• **What is required**: Print the lines from the one that contains "Convert this chart to D3.js code." to the one that contains "0.0009, 0, 0];", inclusive, exactly as they appear, and please drop any pictures.

• **Records shown**:
_ _ _ _

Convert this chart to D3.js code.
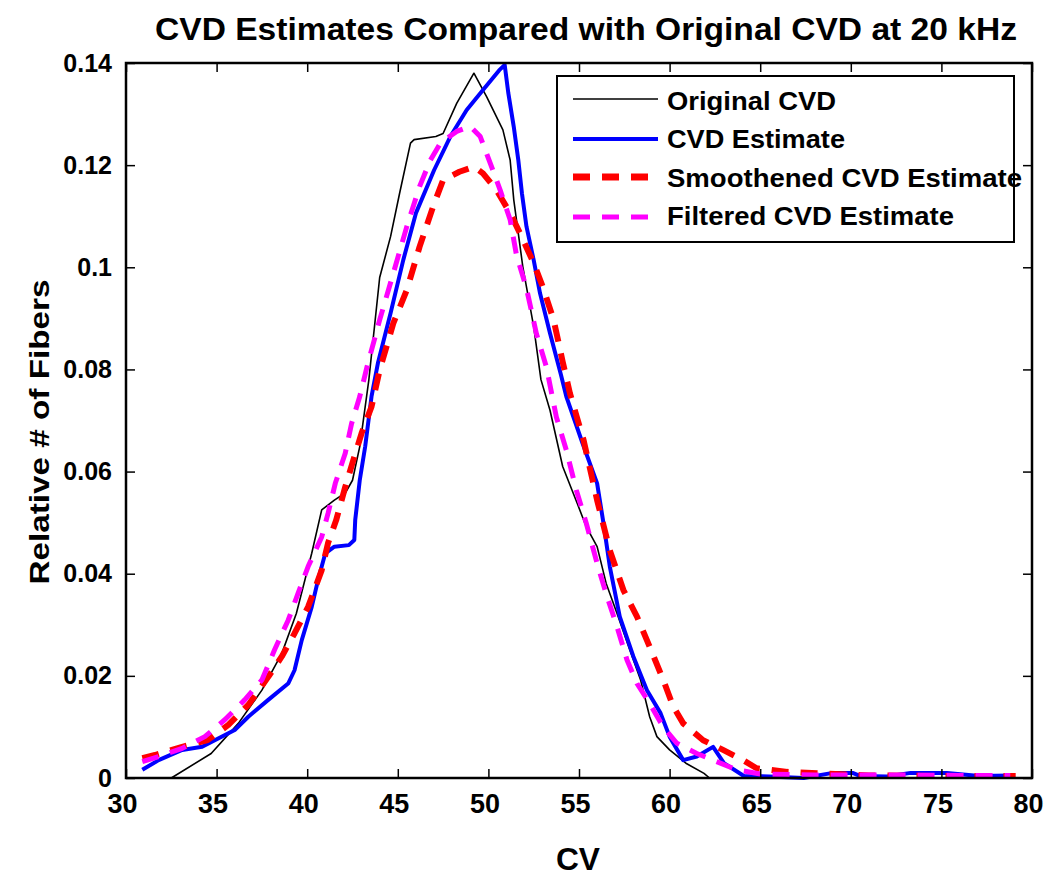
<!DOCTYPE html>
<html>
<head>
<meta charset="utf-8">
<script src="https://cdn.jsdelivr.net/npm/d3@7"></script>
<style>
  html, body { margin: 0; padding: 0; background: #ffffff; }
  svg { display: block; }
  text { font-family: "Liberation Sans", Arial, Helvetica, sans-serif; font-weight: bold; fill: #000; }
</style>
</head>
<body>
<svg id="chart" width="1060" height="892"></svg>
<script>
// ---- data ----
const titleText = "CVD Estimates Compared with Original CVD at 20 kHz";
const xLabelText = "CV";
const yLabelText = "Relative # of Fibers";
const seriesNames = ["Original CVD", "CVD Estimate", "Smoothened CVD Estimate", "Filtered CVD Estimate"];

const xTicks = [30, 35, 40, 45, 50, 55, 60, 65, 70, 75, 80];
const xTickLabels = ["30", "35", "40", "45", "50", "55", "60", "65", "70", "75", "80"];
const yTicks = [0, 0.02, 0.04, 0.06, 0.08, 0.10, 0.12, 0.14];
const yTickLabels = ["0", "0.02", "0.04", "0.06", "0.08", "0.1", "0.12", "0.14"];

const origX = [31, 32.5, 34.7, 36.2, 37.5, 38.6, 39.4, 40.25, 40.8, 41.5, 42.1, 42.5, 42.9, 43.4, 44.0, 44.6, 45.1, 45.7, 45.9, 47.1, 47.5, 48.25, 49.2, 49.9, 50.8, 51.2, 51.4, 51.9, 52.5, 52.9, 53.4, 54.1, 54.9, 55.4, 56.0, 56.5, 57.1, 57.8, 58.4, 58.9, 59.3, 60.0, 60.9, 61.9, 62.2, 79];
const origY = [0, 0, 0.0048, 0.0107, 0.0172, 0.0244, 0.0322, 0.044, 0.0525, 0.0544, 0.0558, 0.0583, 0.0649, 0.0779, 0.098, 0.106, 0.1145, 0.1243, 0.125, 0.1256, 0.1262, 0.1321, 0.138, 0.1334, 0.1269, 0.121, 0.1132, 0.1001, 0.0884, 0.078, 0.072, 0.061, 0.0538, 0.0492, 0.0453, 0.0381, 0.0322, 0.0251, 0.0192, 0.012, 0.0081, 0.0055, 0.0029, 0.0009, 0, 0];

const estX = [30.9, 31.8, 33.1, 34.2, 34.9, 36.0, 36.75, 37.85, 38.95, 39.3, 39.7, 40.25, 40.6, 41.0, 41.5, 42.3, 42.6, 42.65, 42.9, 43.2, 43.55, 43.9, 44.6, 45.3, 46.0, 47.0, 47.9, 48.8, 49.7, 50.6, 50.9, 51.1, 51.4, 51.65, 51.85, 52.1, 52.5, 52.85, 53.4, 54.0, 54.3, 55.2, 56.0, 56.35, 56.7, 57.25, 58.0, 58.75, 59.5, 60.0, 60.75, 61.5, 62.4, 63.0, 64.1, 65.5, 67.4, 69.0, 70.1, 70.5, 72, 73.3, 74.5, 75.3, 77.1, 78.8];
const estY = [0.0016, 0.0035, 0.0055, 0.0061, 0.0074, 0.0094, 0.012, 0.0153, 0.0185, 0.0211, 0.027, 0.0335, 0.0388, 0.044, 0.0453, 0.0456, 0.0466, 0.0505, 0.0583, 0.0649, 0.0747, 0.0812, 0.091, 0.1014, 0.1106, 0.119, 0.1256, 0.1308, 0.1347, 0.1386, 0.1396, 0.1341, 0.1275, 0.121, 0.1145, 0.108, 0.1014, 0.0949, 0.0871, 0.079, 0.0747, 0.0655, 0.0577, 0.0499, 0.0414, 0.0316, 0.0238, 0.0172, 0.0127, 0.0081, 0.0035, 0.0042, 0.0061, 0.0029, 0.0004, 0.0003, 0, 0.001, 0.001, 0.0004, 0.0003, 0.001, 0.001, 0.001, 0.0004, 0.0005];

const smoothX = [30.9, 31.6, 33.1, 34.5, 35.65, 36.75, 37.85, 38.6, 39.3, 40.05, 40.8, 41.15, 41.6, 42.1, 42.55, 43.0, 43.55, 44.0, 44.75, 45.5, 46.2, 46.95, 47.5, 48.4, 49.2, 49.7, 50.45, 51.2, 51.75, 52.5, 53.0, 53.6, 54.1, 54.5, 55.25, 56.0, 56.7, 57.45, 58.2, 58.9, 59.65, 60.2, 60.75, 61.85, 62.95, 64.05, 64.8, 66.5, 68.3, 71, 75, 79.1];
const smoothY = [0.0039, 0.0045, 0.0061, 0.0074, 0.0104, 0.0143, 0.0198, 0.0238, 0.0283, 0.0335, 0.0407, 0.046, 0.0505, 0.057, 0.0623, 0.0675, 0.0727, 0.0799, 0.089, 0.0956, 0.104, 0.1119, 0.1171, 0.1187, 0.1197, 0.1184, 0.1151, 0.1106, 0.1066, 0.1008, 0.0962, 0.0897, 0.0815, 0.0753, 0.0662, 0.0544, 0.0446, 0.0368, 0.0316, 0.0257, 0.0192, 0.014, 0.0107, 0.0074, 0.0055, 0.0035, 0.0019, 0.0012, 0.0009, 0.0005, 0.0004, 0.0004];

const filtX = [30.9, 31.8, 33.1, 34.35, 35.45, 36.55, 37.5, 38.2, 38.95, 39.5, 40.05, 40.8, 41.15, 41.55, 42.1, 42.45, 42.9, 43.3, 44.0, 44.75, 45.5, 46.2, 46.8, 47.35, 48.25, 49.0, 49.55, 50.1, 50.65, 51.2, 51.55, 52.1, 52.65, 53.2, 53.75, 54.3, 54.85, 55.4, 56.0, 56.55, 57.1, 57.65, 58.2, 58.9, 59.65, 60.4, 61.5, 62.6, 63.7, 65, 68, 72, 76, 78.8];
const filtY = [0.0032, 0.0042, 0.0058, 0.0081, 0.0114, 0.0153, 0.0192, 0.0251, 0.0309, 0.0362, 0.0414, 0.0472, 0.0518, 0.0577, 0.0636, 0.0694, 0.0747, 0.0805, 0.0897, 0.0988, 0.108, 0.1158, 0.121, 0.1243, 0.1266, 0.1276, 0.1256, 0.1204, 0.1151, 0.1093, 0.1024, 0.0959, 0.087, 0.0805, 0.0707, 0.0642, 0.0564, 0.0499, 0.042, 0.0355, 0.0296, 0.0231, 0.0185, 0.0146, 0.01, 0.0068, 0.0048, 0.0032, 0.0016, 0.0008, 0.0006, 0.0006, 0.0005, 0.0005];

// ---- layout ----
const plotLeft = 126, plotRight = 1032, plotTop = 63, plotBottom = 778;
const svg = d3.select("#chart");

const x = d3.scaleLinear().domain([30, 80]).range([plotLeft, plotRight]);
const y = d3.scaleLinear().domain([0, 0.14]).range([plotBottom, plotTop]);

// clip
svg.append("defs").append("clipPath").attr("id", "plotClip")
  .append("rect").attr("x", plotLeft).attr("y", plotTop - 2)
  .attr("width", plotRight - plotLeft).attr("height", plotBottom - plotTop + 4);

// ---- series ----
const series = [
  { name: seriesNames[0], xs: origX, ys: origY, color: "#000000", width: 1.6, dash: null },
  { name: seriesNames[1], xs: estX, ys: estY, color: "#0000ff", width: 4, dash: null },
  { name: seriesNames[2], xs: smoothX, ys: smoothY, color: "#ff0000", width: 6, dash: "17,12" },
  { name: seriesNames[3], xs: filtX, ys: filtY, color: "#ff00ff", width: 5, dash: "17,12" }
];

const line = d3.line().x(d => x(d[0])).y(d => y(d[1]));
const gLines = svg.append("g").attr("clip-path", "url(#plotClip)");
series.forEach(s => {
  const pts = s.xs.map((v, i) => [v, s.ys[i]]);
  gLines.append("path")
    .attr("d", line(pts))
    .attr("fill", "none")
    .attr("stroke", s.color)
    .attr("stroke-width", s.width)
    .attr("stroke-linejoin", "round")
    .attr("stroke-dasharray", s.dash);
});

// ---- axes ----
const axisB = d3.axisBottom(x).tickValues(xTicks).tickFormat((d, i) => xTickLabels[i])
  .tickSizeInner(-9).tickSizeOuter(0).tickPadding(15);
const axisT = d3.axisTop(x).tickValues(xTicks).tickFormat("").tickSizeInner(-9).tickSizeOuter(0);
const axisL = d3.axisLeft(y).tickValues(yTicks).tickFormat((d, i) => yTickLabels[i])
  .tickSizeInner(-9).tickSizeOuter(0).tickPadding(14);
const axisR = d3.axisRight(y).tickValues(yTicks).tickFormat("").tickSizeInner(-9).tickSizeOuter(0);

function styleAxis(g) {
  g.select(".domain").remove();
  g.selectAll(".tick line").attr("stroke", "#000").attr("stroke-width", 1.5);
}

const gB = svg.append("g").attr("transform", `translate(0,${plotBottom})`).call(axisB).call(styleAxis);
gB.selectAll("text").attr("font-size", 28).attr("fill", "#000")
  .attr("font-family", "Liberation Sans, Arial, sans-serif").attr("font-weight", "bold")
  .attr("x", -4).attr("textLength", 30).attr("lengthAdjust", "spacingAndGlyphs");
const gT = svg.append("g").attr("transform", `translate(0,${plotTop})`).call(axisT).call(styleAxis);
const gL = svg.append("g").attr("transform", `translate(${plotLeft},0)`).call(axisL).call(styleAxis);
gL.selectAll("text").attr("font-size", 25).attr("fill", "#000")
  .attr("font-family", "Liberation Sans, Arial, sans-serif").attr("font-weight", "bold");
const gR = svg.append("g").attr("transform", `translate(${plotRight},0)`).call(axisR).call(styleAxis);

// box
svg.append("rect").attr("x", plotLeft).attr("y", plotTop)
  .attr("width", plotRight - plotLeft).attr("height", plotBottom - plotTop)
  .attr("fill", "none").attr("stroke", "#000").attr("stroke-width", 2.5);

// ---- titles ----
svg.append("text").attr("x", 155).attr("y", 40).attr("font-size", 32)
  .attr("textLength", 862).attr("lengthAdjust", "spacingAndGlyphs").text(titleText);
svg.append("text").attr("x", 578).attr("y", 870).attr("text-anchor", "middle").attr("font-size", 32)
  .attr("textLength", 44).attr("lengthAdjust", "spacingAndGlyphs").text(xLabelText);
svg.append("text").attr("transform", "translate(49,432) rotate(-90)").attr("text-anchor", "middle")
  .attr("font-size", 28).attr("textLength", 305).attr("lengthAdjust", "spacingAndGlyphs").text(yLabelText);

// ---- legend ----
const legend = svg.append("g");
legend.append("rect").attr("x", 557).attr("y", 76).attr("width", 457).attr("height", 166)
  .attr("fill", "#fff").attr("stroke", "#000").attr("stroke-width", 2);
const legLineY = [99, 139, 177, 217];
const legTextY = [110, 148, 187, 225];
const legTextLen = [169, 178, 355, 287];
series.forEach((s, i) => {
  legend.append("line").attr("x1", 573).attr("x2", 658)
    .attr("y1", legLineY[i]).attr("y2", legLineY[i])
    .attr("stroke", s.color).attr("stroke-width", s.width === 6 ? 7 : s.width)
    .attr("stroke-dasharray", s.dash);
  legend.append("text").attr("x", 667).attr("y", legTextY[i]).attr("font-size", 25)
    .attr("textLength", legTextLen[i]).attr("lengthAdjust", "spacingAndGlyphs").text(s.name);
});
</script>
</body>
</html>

_ _ _ _

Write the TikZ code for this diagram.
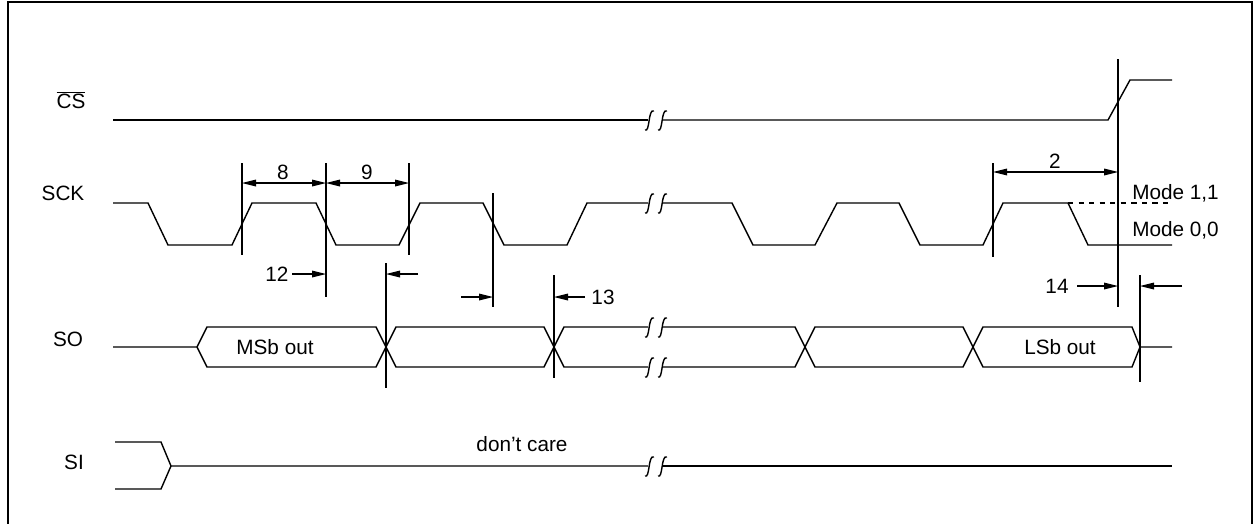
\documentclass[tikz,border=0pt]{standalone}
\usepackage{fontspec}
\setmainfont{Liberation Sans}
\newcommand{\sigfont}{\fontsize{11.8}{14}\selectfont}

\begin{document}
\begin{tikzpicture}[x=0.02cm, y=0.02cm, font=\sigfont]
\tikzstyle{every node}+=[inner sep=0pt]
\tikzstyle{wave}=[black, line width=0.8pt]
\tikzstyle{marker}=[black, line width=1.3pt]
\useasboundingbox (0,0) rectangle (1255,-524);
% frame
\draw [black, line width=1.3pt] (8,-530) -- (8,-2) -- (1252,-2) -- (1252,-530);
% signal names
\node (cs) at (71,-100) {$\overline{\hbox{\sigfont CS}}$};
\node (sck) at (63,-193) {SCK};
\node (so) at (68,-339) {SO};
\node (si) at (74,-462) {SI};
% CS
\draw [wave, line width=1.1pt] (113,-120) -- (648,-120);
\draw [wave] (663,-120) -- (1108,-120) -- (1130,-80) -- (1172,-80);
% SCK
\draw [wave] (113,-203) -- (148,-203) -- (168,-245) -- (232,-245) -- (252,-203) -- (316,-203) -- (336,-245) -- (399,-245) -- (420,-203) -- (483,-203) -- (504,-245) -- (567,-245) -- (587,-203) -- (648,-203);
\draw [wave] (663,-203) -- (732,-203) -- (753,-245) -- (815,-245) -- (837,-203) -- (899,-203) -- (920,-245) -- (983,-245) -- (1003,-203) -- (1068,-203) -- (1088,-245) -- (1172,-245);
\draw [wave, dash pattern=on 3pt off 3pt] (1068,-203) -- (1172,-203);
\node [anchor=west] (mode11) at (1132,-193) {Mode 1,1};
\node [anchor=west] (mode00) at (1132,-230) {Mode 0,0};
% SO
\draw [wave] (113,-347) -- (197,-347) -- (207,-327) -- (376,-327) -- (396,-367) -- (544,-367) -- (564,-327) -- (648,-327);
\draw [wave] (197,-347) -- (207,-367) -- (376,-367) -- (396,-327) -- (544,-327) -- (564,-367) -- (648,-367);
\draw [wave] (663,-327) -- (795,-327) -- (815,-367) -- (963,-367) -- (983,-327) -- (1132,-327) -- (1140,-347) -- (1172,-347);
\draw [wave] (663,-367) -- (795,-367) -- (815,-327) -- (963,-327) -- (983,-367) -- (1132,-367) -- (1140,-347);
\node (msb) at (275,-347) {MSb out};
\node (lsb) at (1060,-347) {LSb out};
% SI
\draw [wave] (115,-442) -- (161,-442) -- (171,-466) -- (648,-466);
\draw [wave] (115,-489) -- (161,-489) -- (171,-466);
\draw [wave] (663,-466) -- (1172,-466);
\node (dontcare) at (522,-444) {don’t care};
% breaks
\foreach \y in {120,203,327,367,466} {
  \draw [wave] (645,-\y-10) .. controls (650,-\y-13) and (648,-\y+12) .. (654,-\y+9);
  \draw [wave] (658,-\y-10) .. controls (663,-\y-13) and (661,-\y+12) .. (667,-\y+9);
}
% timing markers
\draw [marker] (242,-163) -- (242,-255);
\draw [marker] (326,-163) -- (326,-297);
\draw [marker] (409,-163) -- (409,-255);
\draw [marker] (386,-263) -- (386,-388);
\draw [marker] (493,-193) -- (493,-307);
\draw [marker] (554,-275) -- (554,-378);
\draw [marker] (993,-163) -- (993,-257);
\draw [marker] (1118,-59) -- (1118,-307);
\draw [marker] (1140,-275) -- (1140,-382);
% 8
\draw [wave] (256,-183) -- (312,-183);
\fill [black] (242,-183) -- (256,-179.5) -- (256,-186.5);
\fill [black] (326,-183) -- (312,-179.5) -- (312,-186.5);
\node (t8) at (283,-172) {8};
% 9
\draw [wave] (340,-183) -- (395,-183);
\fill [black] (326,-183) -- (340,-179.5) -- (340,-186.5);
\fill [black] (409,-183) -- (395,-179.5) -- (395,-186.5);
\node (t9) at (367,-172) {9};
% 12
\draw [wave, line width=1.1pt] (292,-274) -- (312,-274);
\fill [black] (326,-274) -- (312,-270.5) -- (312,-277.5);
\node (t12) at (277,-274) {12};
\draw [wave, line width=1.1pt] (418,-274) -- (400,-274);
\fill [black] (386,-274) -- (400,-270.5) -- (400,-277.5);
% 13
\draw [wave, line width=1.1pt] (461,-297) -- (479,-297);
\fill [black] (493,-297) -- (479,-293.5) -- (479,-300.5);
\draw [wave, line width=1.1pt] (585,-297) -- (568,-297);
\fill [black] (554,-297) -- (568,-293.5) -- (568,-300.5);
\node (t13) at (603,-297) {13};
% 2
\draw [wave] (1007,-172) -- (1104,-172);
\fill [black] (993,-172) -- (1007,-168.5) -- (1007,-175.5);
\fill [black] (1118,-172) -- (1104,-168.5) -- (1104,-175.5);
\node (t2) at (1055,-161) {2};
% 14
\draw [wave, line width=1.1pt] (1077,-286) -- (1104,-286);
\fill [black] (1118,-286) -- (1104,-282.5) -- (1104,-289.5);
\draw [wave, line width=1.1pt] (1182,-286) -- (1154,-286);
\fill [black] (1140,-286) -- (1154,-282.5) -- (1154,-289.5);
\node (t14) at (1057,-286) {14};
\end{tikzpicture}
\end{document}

_ _ _ _

• **Complete output**:
Convert this chart to D3.js code.
<!DOCTYPE html>
<html>
<head>
<meta charset="utf-8">
<script src="https://cdn.jsdelivr.net/npm/d3@7"></script>
<style>
  html, body { margin: 0; padding: 0; background: #ffffff; }
  svg { display: block; }
  text { font-family: "Liberation Sans", Arial, Helvetica, sans-serif; font-weight: bold; fill: #000; }
</style>
</head>
<body>
<svg id="chart" width="1060" height="892"></svg>
<script>
// ---- data ----
const titleText = "CVD Estimates Compared with Original CVD at 20 kHz";
const xLabelText = "CV";
const yLabelText = "Relative # of Fibers";
const seriesNames = ["Original CVD", "CVD Estimate", "Smoothened CVD Estimate", "Filtered CVD Estimate"];

const xTicks = [30, 35, 40, 45, 50, 55, 60, 65, 70, 75, 80];
const xTickLabels = ["30", "35", "40", "45", "50", "55", "60", "65", "70", "75", "80"];
const yTicks = [0, 0.02, 0.04, 0.06, 0.08, 0.10, 0.12, 0.14];
const yTickLabels = ["0", "0.02", "0.04", "0.06", "0.08", "0.1", "0.12", "0.14"];

const origX = [31, 32.5, 34.7, 36.2, 37.5, 38.6, 39.4, 40.25, 40.8, 41.5, 42.1, 42.5, 42.9, 43.4, 44.0, 44.6, 45.1, 45.7, 45.9, 47.1, 47.5, 48.25, 49.2, 49.9, 50.8, 51.2, 51.4, 51.9, 52.5, 52.9, 53.4, 54.1, 54.9, 55.4, 56.0, 56.5, 57.1, 57.8, 58.4, 58.9, 59.3, 60.0, 60.9, 61.9, 62.2, 79];
const origY = [0, 0, 0.0048, 0.0107, 0.0172, 0.0244, 0.0322, 0.044, 0.0525, 0.0544, 0.0558, 0.0583, 0.0649, 0.0779, 0.098, 0.106, 0.1145, 0.1243, 0.125, 0.1256, 0.1262, 0.1321, 0.138, 0.1334, 0.1269, 0.121, 0.1132, 0.1001, 0.0884, 0.078, 0.072, 0.061, 0.0538, 0.0492, 0.0453, 0.0381, 0.0322, 0.0251, 0.0192, 0.012, 0.0081, 0.0055, 0.0029, 0.0009, 0, 0];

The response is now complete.